Since 1915, Thomas Bros. Has Led in Putting the Golden State on the Map
I was there when they put West Pincushion Lane on the Tucson map.
“There” is not in Tucson but at Thomas Bros. Maps in Irvine, the venerable maker of those indispensable street guides that lie tattered on the floor of many Angelenos’ cars. I used to pore over a Thomas Bros. “Los Angeles and Orange Counties Street Guide and Directory” before I moved to L.A.--or even owned a car.
I love maps. Small wonder, then, that my idea of a thrilling field trip is a visit to Thomas Bros., in an office park 3.7 miles southeast of Interstate 5 and California Highway 55. I know this because the mapmaker sent me step-by-step computer-generated directions.
Thomas Bros. displays its wares in a shop at the entrance to the plant. Among the merchandise: detailed street guides to nearly every county in California; some for Oregon, Nevada, Washington state, metropolitan Baltimore and Washington, D.C.; road atlases; large wall maps; and CD-ROM versions of many Thomas Bros. guides, including one that covers all of California and sells for $300.
That may sound pricey, but a Thomas Bros. State of California Digital Edition does more than just help you find your way. Jim Welch, a senior vice president of Rand McNally, the Skokie, Ill., map company that acquired Thomas Bros. in 1999, says the software has been licensed to the California Highway Patrol as a navigational tool. It also has helped firefighters battle wildfires by enabling them to chart the ever-changing boundaries of the blaze and make the information instantly available to colleagues connected via laptop.
The wall-street guides are used to plot deliveries by Pizza Hut, which has a computer system that matches customers’ phone numbers to their addresses and Thomas Bros. map pages.
Welch started my plant tour by showing me a collection of Thomas Bros. maps--a hardbound “executive” edition from 1994, big old Mylar panels with erasure marks that cartographers used before the company went digital about 10 years ago, and a yellowed guide to Oakland, Alameda and Piedmont counties from 1927.
The company was founded in 1915 in Oakland by surveyor George Coupland Thomas and his brothers, Leonard and Gilbert. They made old-fashioned folding maps obsolete by developing page-by-page gridded maps bound in a book. Recognizing that the need for maps was connected to urban growth, the brothers Thomas moved the company to suddenly sprawling L.A. in the early ‘40s and have been in Southern California ever since, making street guides that are accurate within 10 feet, they say.
We are blessed to have them, not only because they keep us from getting lost but also because they are innovators in the mapmaking field. Under the direction of then-company leader Warren Wilson, the company shifted from manual charting to digitalization long before others did. Welch calls Wilson a visionary for starting the process of computerizing data that had been painstakingly collected over the years by ruler, pencil and erasure mapping. Now the company can replicate its geographical data bank in paper, digital systems and wall maps, Welch says.

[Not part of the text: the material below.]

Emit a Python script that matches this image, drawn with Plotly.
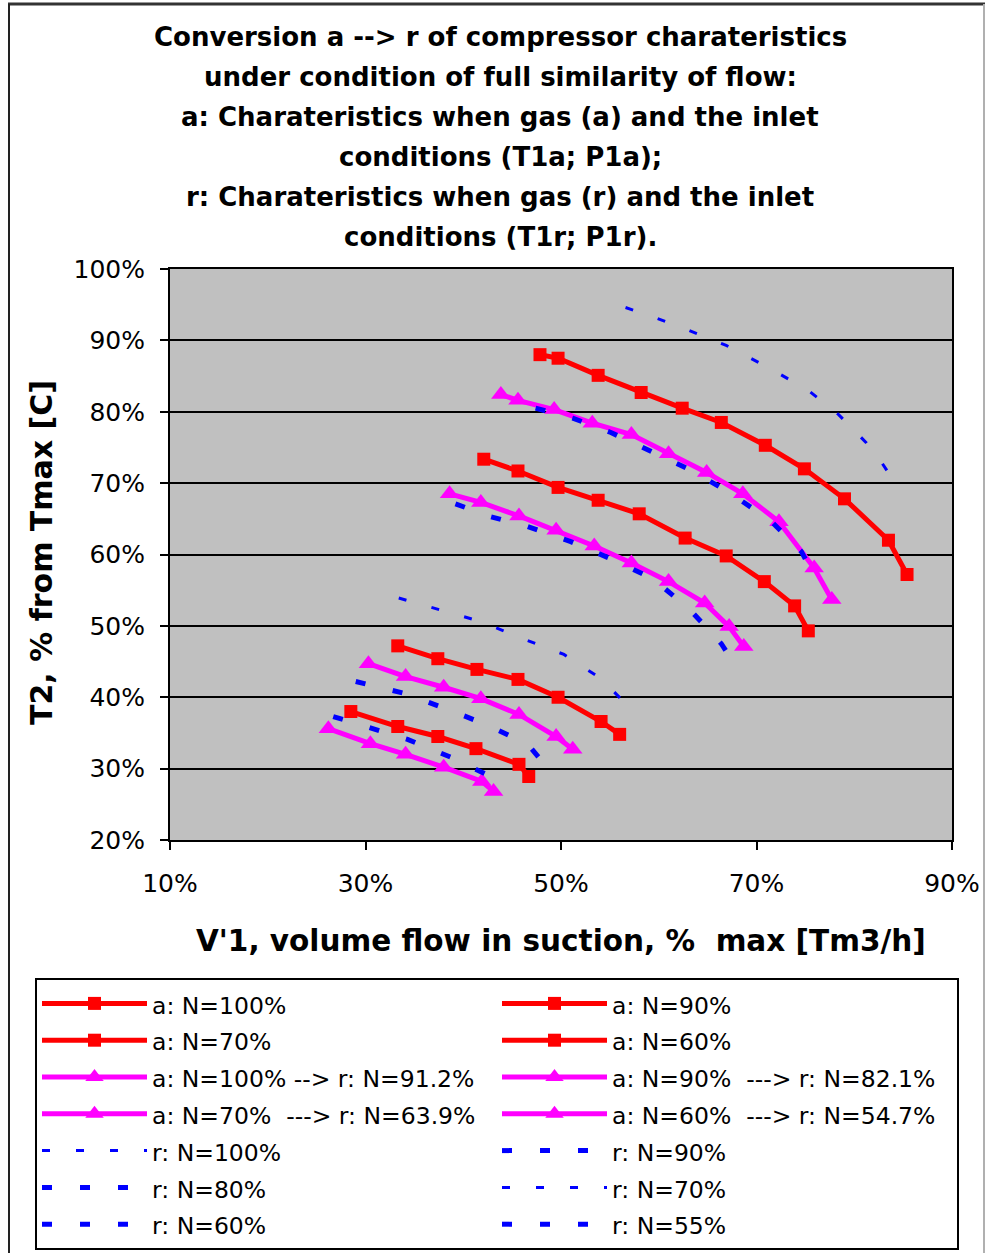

When Thomas Bros. went digital, it had to renumber its pages and grids. “It’s amazing how many people know the page and grids where they live and work. We turned the world upside-down for a lot of them,” Welch says. “I still have scars from the complaints.” But the result was accurate maps that are flexible enough to change.
When a municipality approves a new subdivision or a fire department notices that the name of a street has changed, they often let Thomas Bros. know, which makes sense because they rely on the guides. Cartographers then confirm the amendments and change the maps. More than 15,000 changes were made for the 2002 edition of the “Los Angeles and Orange Counties Street Guide and Directory,” which has been updated and reissued every year since 1945. Next year there will be more, including new ZIP Codes in Santa Clarita, the renaming of Interstate 10 in West L.A. (now the Rosa Parks Freeway), the addition of malls in Burbank and West Hollywood and interstate and state highway exits that reflect the new numbering project.
My visit to Thomas Bros. also helped me put some misconceptions to rest. Why can’t they make maps with bigger print for aging baby boomers? They can if it’s a map of Portland, Ore., or Tucson. But L.A. is so dense that a large-print version of the Thomas Bros. guide would be phone book size. And do they really put a mistake on each page to detect illegal duplication? Welch says the maps are secretly marked but never misdrawn because emergency services depend on them.
At the end of my visit, I stood over the shoulder of Robert Jones, a young cartographer, as he was putting new geographical information into the Thomas Bros. metropolitan Tucson area map. I saw him add West Pincushion Lane, which didn’t seem all that different from finding a new constellation.